What I’ve been listening to lately

  • Wadada Leo Smith – America’s National Parks. Smith’s trumpet and Ashley Waters’ cello lead the quintet through a series of pieces that are as extended and spacious as the parks they celebrate. Adam Shatz’s recent profile of Smith is a great primer on his work and quiet aesthetic.
  • Albert King – I’ll Play The Blues For You. Blues purists criticize this 1972 live album for being too funky (the backing band is the Bar-Kays, who were also working with Isaac Hayes at the time), while for funk aficionados it is too much blues guitar. For the rest of us, the mix is just right–absolutely ripping.
  • Freddie Hubbard & Stanley Turrentine – In Concert. Jazz-funk fusion is mostly not really my thing, but an old friend recently reminded of this 1973 album, which is a classic of the genre. Ron Carter’s bassline on “Povo” in particular is unbelievably groovy.
  • Ernest Ranglin – Guitar In Ernest. This reissue of a 1965 recording gives us a rare chance to hear the reggae guitar master in a more straightahead jazz context; his virtuosity is always astounding.
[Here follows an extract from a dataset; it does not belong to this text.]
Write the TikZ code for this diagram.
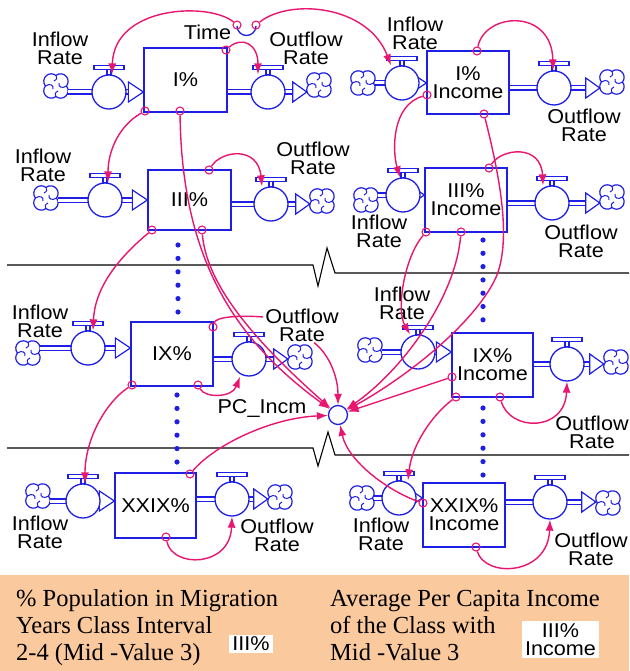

  • Clark Terry – Color Changes. This is an old favorite that recently popped up on the playlist again. Terry’s octet emphasizes tone color and ensemble work, creating a sound something like a straightahead Sun Ra Arkestra, or a modernized version of Ellington’s small bands. I could listen to 20 more albums like this, but sadly there is only the one.